Churches and the Creation Of Landscape

A visit to Tbilisi, Georgia, reveals that churches are crucial elements in the creation of landscape. Their civic functions are at least as important as their theological functions.

1 minute read

November 20, 2017, 9:00 AM PST

By Josh Stephens @jrstephens310

Narikala Castle

MehmetO / Shutterstock

"In Tbilisi’s early days, its churches would have stood on their own, not as quaint punctuation marks in the urban landscape but as lonely citadels. Today, Tbilisi’s churches have mountaintop counterparts that offer a sense of what those early churches would have looked like, naked against the rough landscape of the Caucuses, surrounded by shacks and sheep, if anything....Imagine how it looked to 6th century eyes, possibly as the only permanent structures they’d ever seen. Back then, in unpolluted Caucasian air, you could probably have seen longer distances than most people would ever travel in their lives."
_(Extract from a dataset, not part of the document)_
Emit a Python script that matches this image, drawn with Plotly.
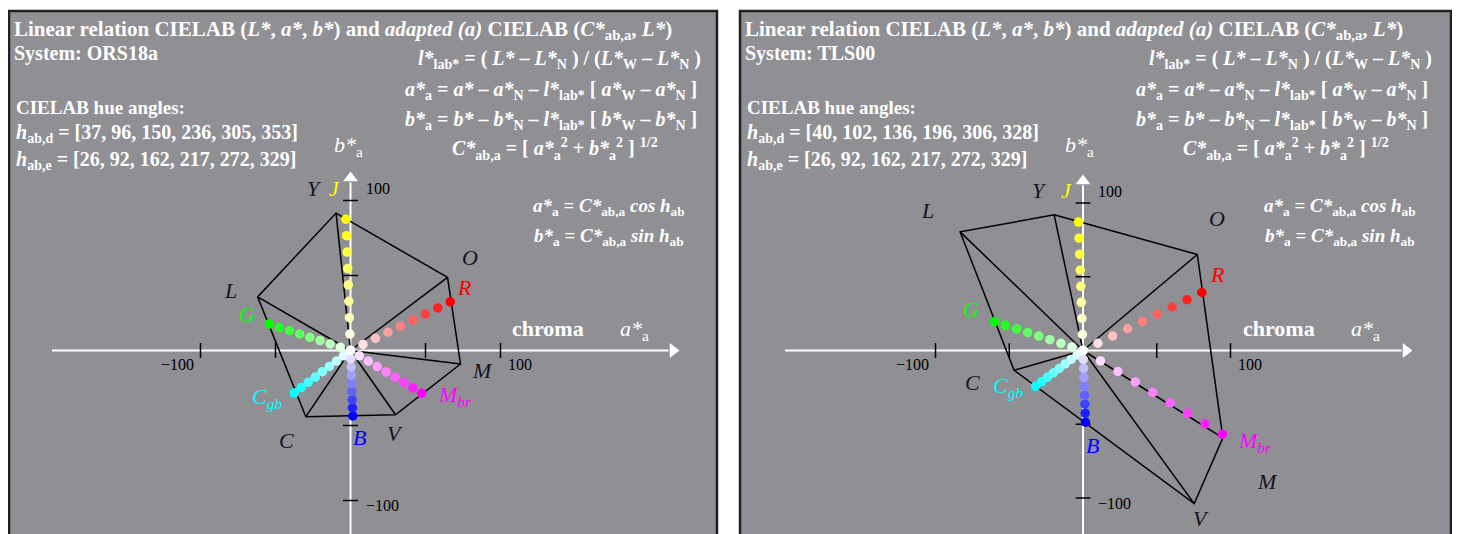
import math
import plotly.graph_objects as go

# The page adds an 8 px body margin; the figure is sized so that page == 1460x534.
PAGE_MARGIN = 8
W, H = 1460 - 2 * PAGE_MARGIN, 534 - PAGE_MARGIN

# ---------------- data ----------------
device_names = ["O", "Y", "L", "C", "V", "M"]
elem_names = ["R", "J", "G", "C<sub>gb</sub>", "B", "M<sub>br</sub>"]
elem_colors = [(255, 0, 0), (255, 255, 0), (0, 255, 0), (0, 255, 255), (0, 0, 255), (255, 0, 255)]

# left: ORS18a
hue_d_left = [37, 96, 150, 236, 305, 353]
chroma_d_left = [81.0, 92.1, 71.5, 53.2, 52.3, 73.9]
hue_e_left = [26, 92, 162, 217, 272, 329]
chroma_e_left = [74.0, 87.5, 57.0, 47.0, 43.7, 55.4]

# right: TLS00
hue_d_right = [40, 102, 136, 196, 306, 328]
chroma_d_right = [101.2, 94.0, 115.8, 48.6, 128.3, 111.8]
hue_e_right = [26, 92, 162, 217, 272, 329]
chroma_e_right = [89.7, 87.1, 63.1, 40.3, 48.6, 110.3]

chroma_steps = [0.0, 0.125, 0.25, 0.375, 0.5, 0.625, 0.75, 0.875, 1.0]
tick_values = [-100, -50, 50, 100]
tick_labels = {-100: "\u2212100", 100: "100"}

systems = ["ORS18a", "TLS00"]

# ---------------- helpers ----------------
def polar(c, h):
    return c * math.cos(math.radians(h)), c * math.sin(math.radians(h))


def px(X):
    return (X - PAGE_MARGIN) / W


def py(Y):
    return 1 - (Y - PAGE_MARGIN) / H


GRAY = "rgb(143,143,148)"
FONT = "Liberation Serif"
LABEL_DARK = "#14141e"

fig = go.Figure()

panels = [
    dict(xa="x", ya="y", hue_d=hue_d_left, chr_d=chroma_d_left, hue_e=hue_e_left, chr_e=chroma_e_left,
         sys=systems[0], off=0, left=8, right=718, ox=350.5, s=1.5,
         xmin=-199, xmax=212, xtip=215,
         labels={"O": (79.7, 62.3), "Y": (-24.3, 107.7), "L": (-80.3, 40.3), "C": (-43, -60.3),
                 "V": (29.7, -55), "M": (87.7, -13),
                 "R": (75.7, 42.3), "J": (-11, 108.3), "G": (-69, 23.7), "C<sub>gb</sub>": (-55.7, -31.7),
                 "B": (6.3, -58.3), "M<sub>br</sub>": (69.7, -30.3)}),
    dict(xa="x2", ya="y2", hue_d=hue_d_right, chr_d=chroma_d_right, hue_e=hue_e_right, chr_e=chroma_e_right,
         sys=systems[1], off=731, left=739, right=1452, ox=1083, s=1.475,
         xmin=-202, xmax=216, xtip=219,
         labels={"O": (90.8, 89.8), "Y": (-29.8, 108.8), "L": (-105.1, 94.6), "C": (-74.6, -21.4),
                 "V": (80, -114.1), "M": (125.4, -88.5),
                 "R": (91.5, 51.2), "J": (-11.5, 108.8), "G": (-75.9, 27.5), "C<sub>gb</sub>": (-50.8, -24.7),
                 "B": (6.1, -64.7), "M<sub>br</sub>": (116.6, -62)}),
]
OY = 350.5
TOP, BOTTOM = 10, 534

annotations = []
shapes = []


def ann_px(text, x, y, size, color="white", xanchor="left", bold=True):
    t = "<b>" + text + "</b>" if bold else text
    annotations.append(dict(text=t, x=px(x), y=py(y), xref="paper", yref="paper",
                            xanchor=xanchor, yanchor="middle", showarrow=False,
                            font=dict(family=FONT, size=size, color=color)))


lab_colors = {"R": "#ff0000", "J": "#ffff00", "G": "#00ff00", "C<sub>gb</sub>": "#00ffff",
              "B": "#0000ff", "M<sub>br</sub>": "#ff00ff"}

for p in panels:
    xa, ya = p["xa"], p["ya"]
    s = p["s"]
    p["xdom"] = [px(p["left"]), px(p["right"])]
    p["xr"] = [(p["left"] - p["ox"]) / s, (p["right"] - p["ox"]) / s]
    p["yr"] = [(OY - BOTTOM) / s, (OY - TOP) / s]

    # axes lines (white) with arrow heads
    fig.add_trace(go.Scatter(x=[p["xmin"], p["xmax"]], y=[0, 0], mode="lines",
                             line=dict(color="white", width=2), xaxis=xa, yaxis=ya, hoverinfo="skip"))
    fig.add_trace(go.Scatter(x=[p["xtip"]], y=[0], mode="markers",
                             marker=dict(symbol="triangle-right", size=13, color="white"),
                             xaxis=xa, yaxis=ya, hoverinfo="skip"))
    fig.add_trace(go.Scatter(x=[0, 0], y=[p["yr"][0] - 5, 112], mode="lines",
                             line=dict(color="white", width=2), xaxis=xa, yaxis=ya, hoverinfo="skip"))
    fig.add_trace(go.Scatter(x=[0], y=[115], mode="markers",
                             marker=dict(symbol="triangle-up", size=13, color="white"),
                             xaxis=xa, yaxis=ya, hoverinfo="skip"))
    # ticks
    tx, ty = [], []
    for v in tick_values:
        tx += [v, v, None]
        ty += [-5, 5, None]
        tx += [-5, 5, None]
        ty += [v, v, None]
    fig.add_trace(go.Scatter(x=tx, y=ty, mode="lines", line=dict(color="black", width=1.5),
                             xaxis=xa, yaxis=ya, hoverinfo="skip"))
    # polygon of device colours + spokes
    verts = [polar(c, h) for c, h in zip(p["chr_d"], p["hue_d"])]
    lx_ = [v[0] for v in verts] + [verts[0][0], None]
    ly_ = [v[1] for v in verts] + [verts[0][1], None]
    for v in verts:
        lx_ += [0, v[0], None]
        ly_ += [0, v[1], None]
    fig.add_trace(go.Scatter(x=lx_, y=ly_, mode="lines", line=dict(color="black", width=1.5),
                             xaxis=xa, yaxis=ya, hoverinfo="skip"))
    # elementary hue dot series
    for name, col, c, h in zip(elem_names, elem_colors, p["chr_e"], p["hue_e"]):
        xs, ys, cs = [], [], []
        for f in reversed(chroma_steps):
            a, b = polar(c * f, h)
            xs.append(a)
            ys.append(b)
            r = round(255 * (1 - f) + col[0] * f)
            g = round(255 * (1 - f) + col[1] * f)
            bb = round(255 * (1 - f) + col[2] * f)
            cs.append(f"rgb({r},{g},{bb})")
        fig.add_trace(go.Scatter(x=xs, y=ys, mode="markers",
                                 marker=dict(size=9.5, color=cs, line=dict(width=0)),
                                 xaxis=xa, yaxis=ya, name=name, hoverinfo="skip"))

    # vertex / hue labels
    for key, (lx, ly) in p["labels"].items():
        colr = lab_colors.get(key, LABEL_DARK)
        annotations.append(dict(text="<i>" + key + "</i>", x=lx, y=ly, xref=xa, yref=ya,
                                showarrow=False, xanchor="center", yanchor="middle",
                                font=dict(family=FONT, size=22, color=colr)))
    # tick labels
    tf = dict(family=FONT, size=16, color="black")
    annotations.append(dict(text=tick_labels[-100], x=-100, y=0, xref=xa, yref=ya, showarrow=False,
                            xanchor="right", yanchor="top", xshift=-5, yshift=-3, font=tf))
    annotations.append(dict(text=tick_labels[100], x=100, y=0, xref=xa, yref=ya, showarrow=False,
                            xanchor="left", yanchor="top", xshift=5, yshift=-3, font=tf))
    annotations.append(dict(text=tick_labels[100], x=0, y=100, xref=xa, yref=ya, showarrow=False,
                            xanchor="left", yanchor="middle", xshift=13, yshift=12, font=tf))
    annotations.append(dict(text=tick_labels[-100], x=0, y=-100, xref=xa, yref=ya, showarrow=False,
                            xanchor="left", yanchor="middle", xshift=13, yshift=-5, font=tf))

    # panel texts
    o = p["off"]
    ann_px("Linear relation CIELAB (<i>L*</i>, <i>a*</i>, <i>b*</i>) and <i>adapted (a)</i> CIELAB "
           "(<i>C*</i><sub>ab,a</sub>, <i>L*</i>)", 12 + o, 30, 21)
    ann_px("System: " + p["sys"], 12 + o, 53, 20)
    ann_px("CIELAB hue angles:", 14 + o, 108, 19)
    hd = ", ".join(str(v) for v in p["hue_d"])
    he = ", ".join(str(v) for v in p["hue_e"])
    ann_px("<i>h</i><sub>ab,d</sub> = [" + hd + "]", 14 + o, 134, 20)
    ann_px("<i>h</i><sub>ab,e</sub> = [" + he + "]", 14 + o, 160, 20)
    ann_px("<i>l*</i><sub>lab*</sub> = ( <i>L*</i> \u2013 <i>L*</i><sub>N</sub> ) / (<i>L*</i><sub>W</sub> \u2013 <i>L*</i><sub>N</sub> )",
           559 + o, 60, 20, xanchor="center")
    ann_px("<i>a*</i><sub>a</sub> = <i>a*</i> \u2013 <i>a*</i><sub>N</sub> \u2013 <i>l*</i><sub>lab*</sub> [ <i>a*</i><sub>W</sub> \u2013 <i>a*</i><sub>N</sub> ]",
           551 + o, 90, 20, xanchor="center")
    ann_px("<i>b*</i><sub>a</sub> = <i>b*</i> \u2013 <i>b*</i><sub>N</sub> \u2013 <i>l*</i><sub>lab*</sub> [ <i>b*</i><sub>W</sub> \u2013 <i>b*</i><sub>N</sub> ]",
           551 + o, 120, 20, xanchor="center")
    ann_px("<i>C*</i><sub>ab,a</sub> = [ <i>a*</i><sub>a</sub><sup>2</sup> + <i>b*</i><sub>a</sub><sup>2</sup> ] <sup>1/2</sup>",
           555 + o, 149, 20, xanchor="center")
    ann_px("<i>b*</i><sub>a</sub>", 348 + o, 146, 22, bold=False, xanchor="center")
    ann_px("<i>a*</i><sub>a</sub> = <i>C*</i><sub>ab,a</sub> <i>cos h</i><sub>ab</sub>", 609 + o, 207, 19, xanchor="center")
    ann_px("<i>b*</i><sub>a</sub> = <i>C*</i><sub>ab,a</sub> <i>sin h</i><sub>ab</sub>", 609 + o, 237, 19, xanchor="center")
    ann_px("chroma", 548 + o, 328, 22, xanchor="center")
    ann_px("<i>a*</i><sub>a</sub>", 634 + o, 330, 22, bold=False, xanchor="center")

    # panel frame
    shapes.append(dict(type="rect", xref="paper", yref="paper",
                       x0=px(p["left"] + 1), x1=px(p["right"] - 1),
                       y0=-0.05, y1=py(TOP + 1), line=dict(color="#202020", width=2.5), layer="above"))

axis_common = dict(visible=False, showgrid=False, zeroline=False, fixedrange=True)
fig.update_layout(
    width=W, height=H, margin=dict(l=0, r=0, t=0, b=0),
    paper_bgcolor="white", plot_bgcolor=GRAY, showlegend=False,
    xaxis=dict(domain=panels[0]["xdom"], range=panels[0]["xr"], anchor="y", **axis_common),
    yaxis=dict(domain=[0, py(TOP)], range=panels[0]["yr"], anchor="x", **axis_common),
    xaxis2=dict(domain=panels[1]["xdom"], range=panels[1]["xr"], anchor="y2", **axis_common),
    yaxis2=dict(domain=[0, py(TOP)], range=panels[1]["yr"], anchor="x2", **axis_common),
    annotations=annotations, shapes=shapes,
)

fig.write_html("out.html")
"Regardless of the theology and practices that came with them, the concept of the church, as a physical, permanent manifestation of God’s holiness and literal manifestation of a congregation, would have offered Georgians—like early Christians anywhere else—the opportunity to define, and, indeed, create a landscape for perhaps the first time."

"As it happens, Tbilisi is now building a whole new generation of prominent, inventive buildings. Whether they are inspirational and durable is another matter."